I feel like I am sooooo far off plan these days. I haven't really been following a plan per se for quite a while, but I was eating well none the less. I would gain a pound or two and take it back off. Staying in a range I felt comfortable with. Then Halloween came.
I did really well not dipping into the candy before hand. And we decided to let the kids indulge as much as they wanted for the weekend. We've never done that before. We've given a few pieces here and there and kept the candy around forever. This time we told them to eat all they wanted on Halloween night and Saturday and we'd throw it all away on Sunday. The kids were ready for "real food" on Saturday night. They'd had their fill.
I followed suit.

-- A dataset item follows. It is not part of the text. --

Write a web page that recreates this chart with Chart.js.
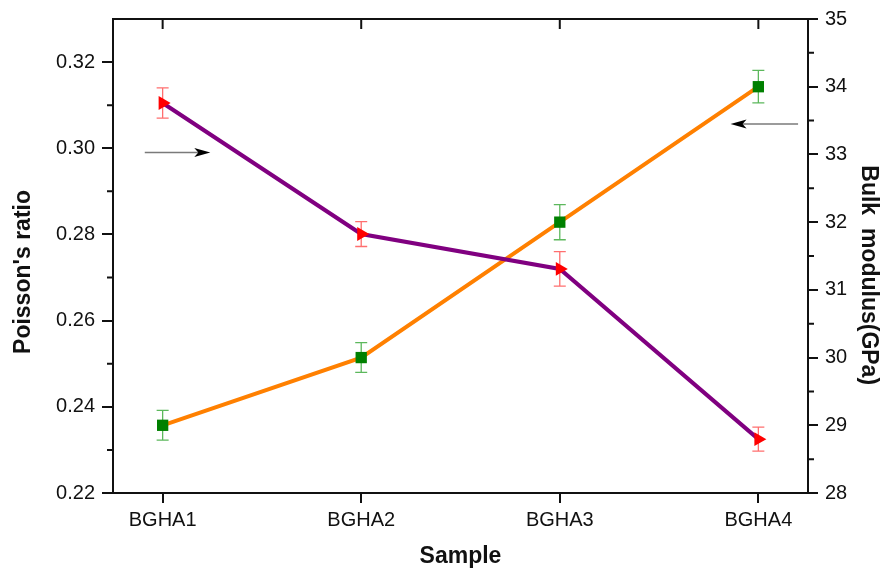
<!DOCTYPE html>
<html>
<head>
<meta charset="utf-8">
<script src="https://cdn.jsdelivr.net/npm/chart.js@4.4.1/dist/chart.umd.min.js"></script>
<style>
  html, body { margin: 0; padding: 0; background: #fff; }
  #c { display: block; }
</style>
</head>
<body>
<canvas id="c" width="890" height="571"></canvas>
<script>
// values
const samples = ['BGHA1', 'BGHA2', 'BGHA3', 'BGHA4'];
const poissonRatio = [0.3105, 0.2801, 0.2720, 0.2325];
const poissonErr = [0.0035, 0.0029, 0.0040, 0.0028];
const bulkModulus = [29.0, 30.0, 32.0, 34.0];
const bulkErr = [0.22, 0.22, 0.26, 0.24];
const poissonTicks = [0.22, 0.24, 0.26, 0.28, 0.30, 0.32];
const bulkTicks = [28, 29, 30, 31, 32, 33, 34, 35];

// the two arrows telling which curve goes with which axis
const arrowNotes = [
  { axis: 'y', value: 0.299, from: 0.91, to: 1.24 },
  { axis: 'y1', value: 33.45, from: 4.20, to: 3.86 }
];

const FONT = "'Liberation Sans', Arial, sans-serif";

function points(vals) {
  return vals.map((v, i) => ({ x: i + 1, y: v }));
}

const framePlugin = {
  id: 'frame',
  beforeDatasetsDraw(chart) {
    const ctx = chart.ctx;
    const x = chart.scales.x;
    // error bars sit under the markers
    const bars = [
      { axis: chart.scales.y, vals: poissonRatio, err: poissonErr, color: '#ff6f6f' },
      { axis: chart.scales.y1, vals: bulkModulus, err: bulkErr, color: '#5cb85c' }
    ];
    ctx.save();
    ctx.lineWidth = 1.3;
    bars.forEach(b => {
      ctx.strokeStyle = b.color;
      b.vals.forEach((v, i) => {
        const px = x.getPixelForValue(i + 1);
        const top = b.axis.getPixelForValue(v + b.err[i]);
        const bot = b.axis.getPixelForValue(v - b.err[i]);
        ctx.beginPath();
        ctx.moveTo(px, top); ctx.lineTo(px, bot);
        ctx.moveTo(px - 6, top); ctx.lineTo(px + 6, top);
        ctx.moveTo(px - 6, bot); ctx.lineTo(px + 6, bot);
        ctx.stroke();
      });
    });
    ctx.restore();
  },
  afterDraw(chart) {
    const ctx = chart.ctx;
    const a = chart.chartArea;
    const x = chart.scales.x, y = chart.scales.y, y1 = chart.scales.y1;
    ctx.save();
    ctx.strokeStyle = '#111';
    ctx.lineWidth = 2;
    ctx.strokeRect(a.left, a.top, a.right - a.left, a.bottom - a.top);

    ctx.beginPath();
    // minor ticks, halfway between labelled ones
    for (let i = 0; i < poissonTicks.length; i++) {
      const py = y.getPixelForValue(poissonTicks[i] + 0.01);
      if (py > a.top + 1) { ctx.moveTo(a.left - 6, py); ctx.lineTo(a.left, py); }
    }
    for (let i = 0; i < bulkTicks.length - 1; i++) {
      const py = y1.getPixelForValue(bulkTicks[i] + 0.5);
      ctx.moveTo(a.right, py); ctx.lineTo(a.right + 6, py);
    }
    // ticks on the top edge, pointing inward
    samples.forEach((s, i) => {
      const px = x.getPixelForValue(i + 1);
      ctx.moveTo(px, a.top); ctx.lineTo(px, a.top + 10);
    });
    ctx.stroke();

    // arrows
    arrowNotes.forEach(n => {
      const py = chart.scales[n.axis].getPixelForValue(n.value);
      const x0 = x.getPixelForValue(n.from);
      const x1 = x.getPixelForValue(n.to);
      const dir = x1 > x0 ? 1 : -1;
      ctx.strokeStyle = '#7a7a7a';
      ctx.lineWidth = 1.5;
      ctx.beginPath();
      ctx.moveTo(x0, py); ctx.lineTo(x1 - dir * 10, py);
      ctx.stroke();
      ctx.fillStyle = '#000';
      ctx.beginPath();
      ctx.moveTo(x1, py);
      ctx.lineTo(x1 - dir * 16, py - 4.5);
      ctx.lineTo(x1 - dir * 12, py);
      ctx.lineTo(x1 - dir * 16, py + 4.5);
      ctx.closePath();
      ctx.fill();
    });
    ctx.restore();
  }
};

const tickFont = { family: FONT, size: 20 };
const titleFont = { family: FONT, size: 23, weight: 'bold' };

new Chart(document.getElementById('c'), {
  type: 'line',
  data: {
    datasets: [
      {
        label: "Poisson's ratio",
        data: points(poissonRatio),
        yAxisID: 'y',
        borderColor: '#800080',
        borderWidth: 4,
        pointStyle: 'triangle',
        pointRotation: 90,
        pointRadius: 8,
        pointBackgroundColor: '#ff0000',
        pointBorderWidth: 0,
        tension: 0
      },
      {
        label: 'Bulk modulus',
        data: points(bulkModulus),
        yAxisID: 'y1',
        borderColor: '#ff8000',
        borderWidth: 4,
        pointStyle: 'rect',
        pointRadius: 8,
        pointBackgroundColor: '#008000',
        pointBorderWidth: 0,
        tension: 0
      }
    ]
  },
  options: {
    responsive: false,
    animation: false,
    devicePixelRatio: 1,
    layout: { padding: { top: 19, left: 0, right: 0, bottom: 0 } },
    plugins: { legend: { display: false }, tooltip: { enabled: false } },
    scales: {
      x: {
        type: 'linear',
        min: 0.75,
        max: 4.25,
        afterBuildTicks: s => { s.ticks = samples.map((n, i) => ({ value: i + 1 })); },
        afterFit: s => { s.height = 78; },
        ticks: {
          font: tickFont, color: '#111', padding: 5,
          callback: v => samples[v - 1]
        },
        grid: { drawOnChartArea: false, drawTicks: true, tickLength: 10, color: '#111', lineWidth: 2 },
        border: { display: false },
        title: { display: true, text: 'Sample', font: titleFont, color: '#111', padding: { top: 0, bottom: 1 } }
      },
      y: {
        position: 'left',
        min: 0.22,
        max: 0.33,
        afterBuildTicks: s => { s.ticks = poissonTicks.map(v => ({ value: v })); },
        afterFit: s => { s.width = 113; },
        ticks: {
          font: tickFont, color: '#111', padding: 7,
          callback: v => v.toFixed(2)
        },
        grid: { drawOnChartArea: false, drawTicks: true, tickLength: 11, color: '#111', lineWidth: 2 },
        border: { display: false },
        // trailing spaces push the rotated title a little down, as in the original
        title: { display: true, text: "Poisson's ratio     ", font: titleFont, color: '#111', padding: { top: 10, bottom: 0 } }
      },
      y1: {
        position: 'right',
        min: 28,
        max: 35,
        afterBuildTicks: s => { s.ticks = bulkTicks.map(v => ({ value: v })); },
        afterFit: s => { s.width = 82; },
        ticks: { font: tickFont, color: '#111', padding: 7 },
        grid: { drawOnChartArea: false, drawTicks: true, tickLength: 10, color: '#111', lineWidth: 2 },
        border: { display: false },
        title: { display: true, text: '      Bulk  modulus(GPa)', font: titleFont, color: '#111', padding: { top: 8, bottom: 0 } }
      }
    }
  },
  plugins: [framePlugin]
});
</script>
</body>
</html>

I had NO candy until they started in on theirs. Then I ate too many. And Saturday morning I had candy for breakfast and snack and lunch and ICK! I had my fill too and am really ready to be done with that, but I have been making poor snack choices since then. Bread and butter instead of fruit and veggies. Mindlessly eating out of the cereal box. It doesn't matter that it's corn flakes. Half a box is half a box!
So today I am finding my way back to my WW ways. I don't want to track. I don't want to follow all the rules, but I know I need to for a while. I'll feel better and I'll be in a good place going into the holidays instead of feeling out of control.
I'll be back to let you know how I'm doing.